Hier befindet sich ein Mosaik ökologisch unterschiedlich bedeutsamer Flächen und noch ungenutzter Abschnitte, die sich im Sinne des Naturschutzes entwickeln lassen. Im Hintergrund ist das etwa 36 Millionen Euro teure Pilotprojekt Kreetsand zu sehen, bei dem es um die Gestaltung eines neuen Beckens als Retentionsfläche des Tidestroms geht. Mittlerweile ergeben die ein unter Naturschutz stehendes Areale eine Fläche von 222 Hektar, das sich von hier entlang der Norderelbe bis zur Bundesautobahn A1 im Norden erstreckt. Die Länder Niedersachsen und Schleswig-Holstein entwickelten und beschrieben gemeinsam mit der Stadt Hamburg das Teilprojekt „Elbeästuar“ zur Flora-Fauna-Habitat-Richtlinie „Natura 2000 – Elbeästuar“. Die Paragraphen 92/43/EWG, Grundlage der europaweiten Natura Projekte deren Einhaltung mitentscheidend für die geplante Elbvertiefung ist.
Kreetsand
Dieser neue Flutraum, für den allein zwei Millionen Kubikmeter Boden ausgehoben und verlagert werden müssen, soll zu einer Dämpfung des mittleren Tidegeschehens in Höhe von etwa fünf bis zehn Zentimetern beitragen. Von hier aus, über die Spadenländer Spitze bis zur Elbinsel Kaltehofe und dem renaturierten Holzhafen entwickelt Hamburg das „Trittsteinhabitat Norderelbe“. Im Rahmen des Projektes „Natura 2000 – Elbeästuar“ ist Hamburg verantwortlich für die Entwicklung ökologischer Brücken von der oberen Tideelbe in den unteren Flussbereich.
Die Elbinsel Kaltehofe und der renaturierte Holzhafen
Von der Spadenländer Spitze und Kreetsand aus erreicht der Fluss die Elbinsel Kaltehofe. Hier lag einmal das Wasserwerk der Hansestadt. Die nicht mehr genutzten Wasserbecken dienen heute Vögeln wie dem Zwergtaucher als Rast- und Brutplatz.

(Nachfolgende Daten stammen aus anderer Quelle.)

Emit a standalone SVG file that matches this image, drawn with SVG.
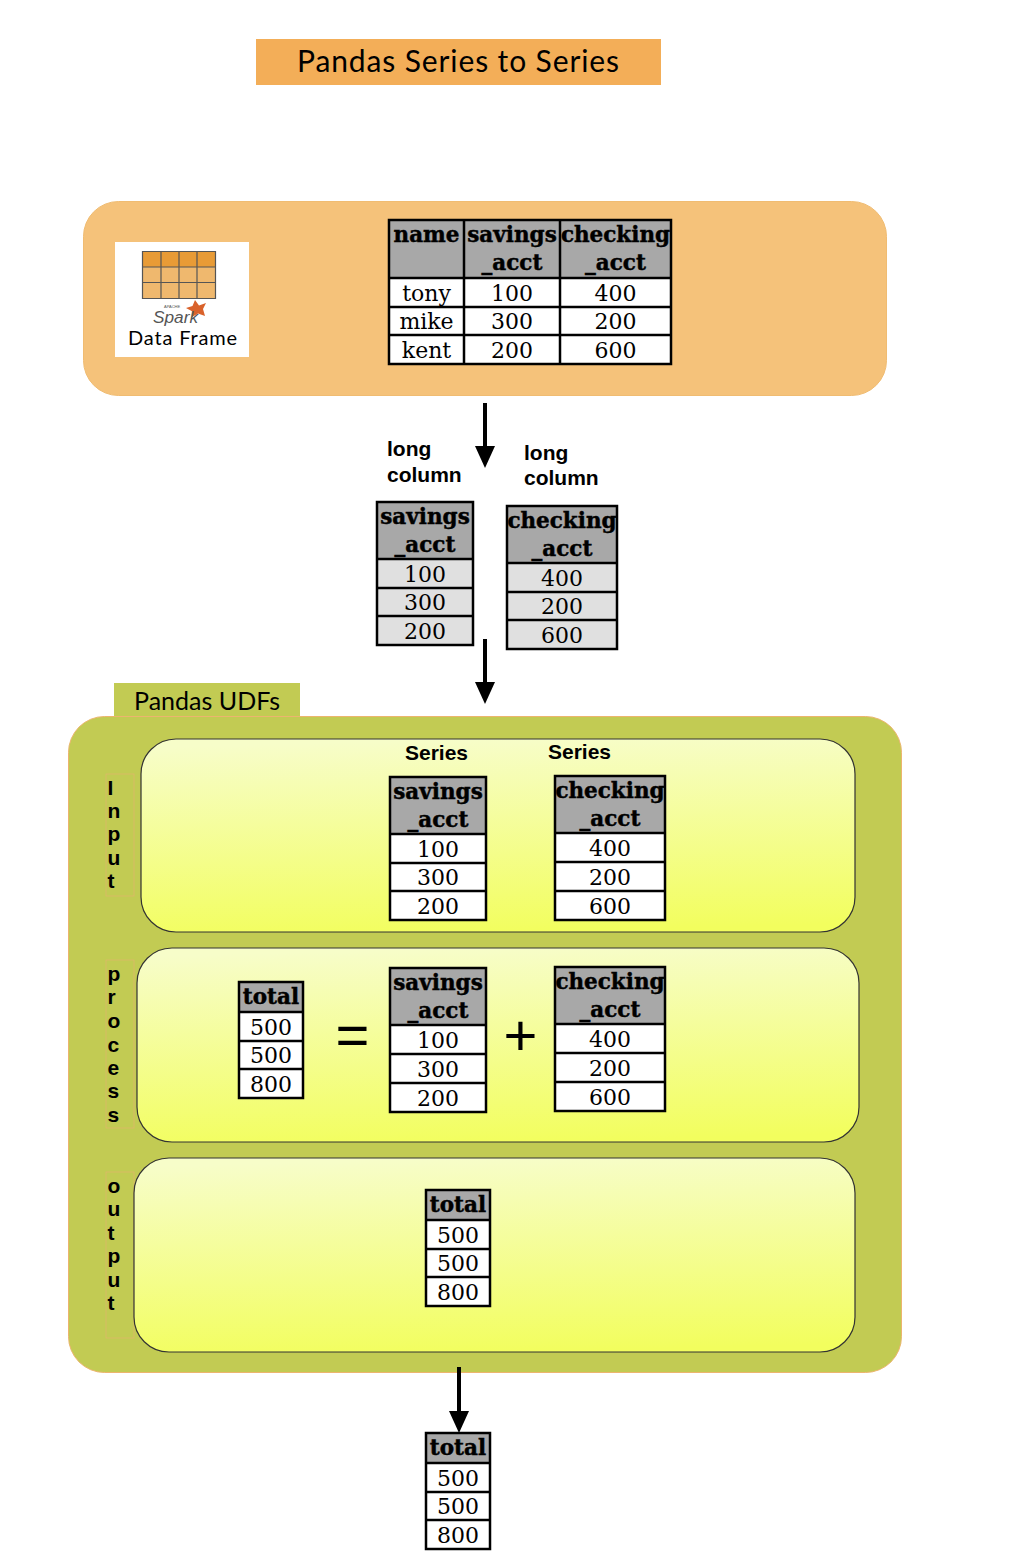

Die Insel ist von Nordwest nach Südost 1,8 km lang und im zentralen Bereich 520 Meter breit. Sie entstand zwischen 1875 und 1879 im Zuge einer Begradigung des Verlaufs der Norderelbe. Der ursprüngliche Verlauf des Stroms führte im Osten der Kaltehofe durch die Billwerder Bucht (rechts im Bild). In dieser Bucht liegt auch der inzwischen ausgebaggerte Holzhafen, der nun erneut am Tidegeschehen teilnimmt. Im Hintergrund der Luftbildaufnahme sind bereits die Elbbrücken zu sehen.
Bei den Elbbrücken endet der obere Flussbereich der Tideelbe.
Durch die Elbbrücken ist schon die neue Hafencity und die Elbphilharmonie zu erkennen.